> [Short task]:
Beginning with the first line of the data below, reproduce every line unchanged, ending with the line that holds "const labelRange = [-0.417, 5.03];".

> [Recorded information]:
◆ ◆ ◆ ◆ ◆

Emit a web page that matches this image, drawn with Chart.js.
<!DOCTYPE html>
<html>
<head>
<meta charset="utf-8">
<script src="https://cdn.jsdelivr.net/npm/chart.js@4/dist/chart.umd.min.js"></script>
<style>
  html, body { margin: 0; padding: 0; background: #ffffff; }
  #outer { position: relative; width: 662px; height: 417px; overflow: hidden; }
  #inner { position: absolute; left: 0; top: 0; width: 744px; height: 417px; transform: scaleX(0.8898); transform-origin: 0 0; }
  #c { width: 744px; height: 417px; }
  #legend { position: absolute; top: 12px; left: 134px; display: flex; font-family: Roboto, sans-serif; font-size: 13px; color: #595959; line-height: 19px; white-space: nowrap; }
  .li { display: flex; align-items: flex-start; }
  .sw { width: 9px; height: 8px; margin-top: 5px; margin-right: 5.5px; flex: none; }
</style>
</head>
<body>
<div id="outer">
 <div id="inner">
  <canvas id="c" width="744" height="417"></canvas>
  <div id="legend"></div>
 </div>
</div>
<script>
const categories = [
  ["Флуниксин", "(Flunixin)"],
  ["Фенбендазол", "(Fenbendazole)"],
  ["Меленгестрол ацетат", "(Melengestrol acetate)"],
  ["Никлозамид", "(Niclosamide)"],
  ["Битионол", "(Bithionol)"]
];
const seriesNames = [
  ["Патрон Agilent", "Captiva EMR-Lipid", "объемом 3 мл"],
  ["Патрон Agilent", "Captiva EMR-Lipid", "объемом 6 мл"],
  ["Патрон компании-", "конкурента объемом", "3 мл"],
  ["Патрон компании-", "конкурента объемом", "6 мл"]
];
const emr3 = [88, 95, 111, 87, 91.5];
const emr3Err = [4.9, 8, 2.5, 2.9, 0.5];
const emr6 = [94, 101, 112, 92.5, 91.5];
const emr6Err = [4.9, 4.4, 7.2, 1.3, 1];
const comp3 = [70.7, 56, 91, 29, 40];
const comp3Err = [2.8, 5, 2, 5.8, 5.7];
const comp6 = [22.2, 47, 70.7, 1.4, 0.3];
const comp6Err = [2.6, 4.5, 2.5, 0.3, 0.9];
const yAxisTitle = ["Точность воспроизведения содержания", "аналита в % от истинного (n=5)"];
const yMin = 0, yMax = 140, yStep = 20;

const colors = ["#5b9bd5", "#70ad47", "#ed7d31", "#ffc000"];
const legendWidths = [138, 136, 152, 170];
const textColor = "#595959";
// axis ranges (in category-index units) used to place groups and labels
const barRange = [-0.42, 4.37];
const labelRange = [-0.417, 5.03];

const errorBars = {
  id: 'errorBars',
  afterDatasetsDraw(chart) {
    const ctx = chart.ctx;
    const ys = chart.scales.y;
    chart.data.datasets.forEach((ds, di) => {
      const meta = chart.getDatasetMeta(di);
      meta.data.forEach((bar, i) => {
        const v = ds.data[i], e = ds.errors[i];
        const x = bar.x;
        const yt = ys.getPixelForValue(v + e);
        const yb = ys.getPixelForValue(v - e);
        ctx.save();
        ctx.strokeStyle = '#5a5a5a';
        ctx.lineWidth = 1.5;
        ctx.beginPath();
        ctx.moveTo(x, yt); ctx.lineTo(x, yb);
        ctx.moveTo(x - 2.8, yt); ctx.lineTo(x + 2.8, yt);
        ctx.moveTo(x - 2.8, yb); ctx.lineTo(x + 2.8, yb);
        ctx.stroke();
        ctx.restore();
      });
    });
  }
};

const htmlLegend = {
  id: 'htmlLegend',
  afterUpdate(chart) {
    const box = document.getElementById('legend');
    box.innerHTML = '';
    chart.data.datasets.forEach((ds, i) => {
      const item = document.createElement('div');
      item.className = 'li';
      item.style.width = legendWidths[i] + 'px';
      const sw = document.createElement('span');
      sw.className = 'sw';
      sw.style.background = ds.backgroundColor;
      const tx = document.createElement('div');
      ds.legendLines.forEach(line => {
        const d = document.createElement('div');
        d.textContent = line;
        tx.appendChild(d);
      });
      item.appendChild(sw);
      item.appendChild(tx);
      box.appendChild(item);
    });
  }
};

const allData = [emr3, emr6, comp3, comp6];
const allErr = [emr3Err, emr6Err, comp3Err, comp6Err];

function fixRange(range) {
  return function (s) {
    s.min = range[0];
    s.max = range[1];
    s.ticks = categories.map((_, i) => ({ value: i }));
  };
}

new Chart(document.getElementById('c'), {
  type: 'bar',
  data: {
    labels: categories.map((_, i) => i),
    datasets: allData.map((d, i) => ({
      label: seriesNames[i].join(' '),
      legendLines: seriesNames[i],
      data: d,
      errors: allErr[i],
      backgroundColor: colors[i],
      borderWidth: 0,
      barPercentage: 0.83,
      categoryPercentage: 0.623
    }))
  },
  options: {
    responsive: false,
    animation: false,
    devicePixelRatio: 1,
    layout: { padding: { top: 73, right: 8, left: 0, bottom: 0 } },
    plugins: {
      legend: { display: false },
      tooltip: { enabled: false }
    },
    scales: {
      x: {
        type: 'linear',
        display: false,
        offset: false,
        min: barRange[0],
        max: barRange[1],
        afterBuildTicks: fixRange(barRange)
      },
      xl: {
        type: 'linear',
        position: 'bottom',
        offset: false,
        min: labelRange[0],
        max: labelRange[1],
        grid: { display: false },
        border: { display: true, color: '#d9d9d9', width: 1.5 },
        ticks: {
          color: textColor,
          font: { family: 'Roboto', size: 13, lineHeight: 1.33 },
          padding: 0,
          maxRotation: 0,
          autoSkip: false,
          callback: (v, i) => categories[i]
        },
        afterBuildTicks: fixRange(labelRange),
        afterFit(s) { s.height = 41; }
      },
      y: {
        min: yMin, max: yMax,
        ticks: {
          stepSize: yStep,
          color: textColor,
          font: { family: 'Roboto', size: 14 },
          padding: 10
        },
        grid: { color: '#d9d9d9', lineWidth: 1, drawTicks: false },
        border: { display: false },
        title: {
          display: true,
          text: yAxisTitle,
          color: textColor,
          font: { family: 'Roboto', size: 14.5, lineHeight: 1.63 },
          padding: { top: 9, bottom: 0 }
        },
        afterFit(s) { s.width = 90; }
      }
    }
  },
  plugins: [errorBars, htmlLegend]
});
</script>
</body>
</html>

◆ ◆ ◆ ◆ ◆

> [Finished answer]:
Emit a web page that matches this image, drawn with Chart.js.
<!DOCTYPE html>
<html>
<head>
<meta charset="utf-8">
<script src="https://cdn.jsdelivr.net/npm/chart.js@4/dist/chart.umd.min.js"></script>
<style>
  html, body { margin: 0; padding: 0; background: #ffffff; }
  #outer { position: relative; width: 662px; height: 417px; overflow: hidden; }
  #inner { position: absolute; left: 0; top: 0; width: 744px; height: 417px; transform: scaleX(0.8898); transform-origin: 0 0; }
  #c { width: 744px; height: 417px; }
  #legend { position: absolute; top: 12px; left: 134px; display: flex; font-family: Roboto, sans-serif; font-size: 13px; color: #595959; line-height: 19px; white-space: nowrap; }
  .li { display: flex; align-items: flex-start; }
  .sw { width: 9px; height: 8px; margin-top: 5px; margin-right: 5.5px; flex: none; }
</style>
</head>
<body>
<div id="outer">
 <div id="inner">
  <canvas id="c" width="744" height="417"></canvas>
  <div id="legend"></div>
 </div>
</div>
<script>
const categories = [
  ["Флуниксин", "(Flunixin)"],
  ["Фенбендазол", "(Fenbendazole)"],
  ["Меленгестрол ацетат", "(Melengestrol acetate)"],
  ["Никлозамид", "(Niclosamide)"],
  ["Битионол", "(Bithionol)"]
];
const seriesNames = [
  ["Патрон Agilent", "Captiva EMR-Lipid", "объемом 3 мл"],
  ["Патрон Agilent", "Captiva EMR-Lipid", "объемом 6 мл"],
  ["Патрон компании-", "конкурента объемом", "3 мл"],
  ["Патрон компании-", "конкурента объемом", "6 мл"]
];
const emr3 = [88, 95, 111, 87, 91.5];
const emr3Err = [4.9, 8, 2.5, 2.9, 0.5];
const emr6 = [94, 101, 112, 92.5, 91.5];
const emr6Err = [4.9, 4.4, 7.2, 1.3, 1];
const comp3 = [70.7, 56, 91, 29, 40];
const comp3Err = [2.8, 5, 2, 5.8, 5.7];
const comp6 = [22.2, 47, 70.7, 1.4, 0.3];
const comp6Err = [2.6, 4.5, 2.5, 0.3, 0.9];
const yAxisTitle = ["Точность воспроизведения содержания", "аналита в % от истинного (n=5)"];
const yMin = 0, yMax = 140, yStep = 20;

const colors = ["#5b9bd5", "#70ad47", "#ed7d31", "#ffc000"];
const legendWidths = [138, 136, 152, 170];
const textColor = "#595959";
// axis ranges (in category-index units) used to place groups and labels
const barRange = [-0.42, 4.37];
const labelRange = [-0.417, 5.03];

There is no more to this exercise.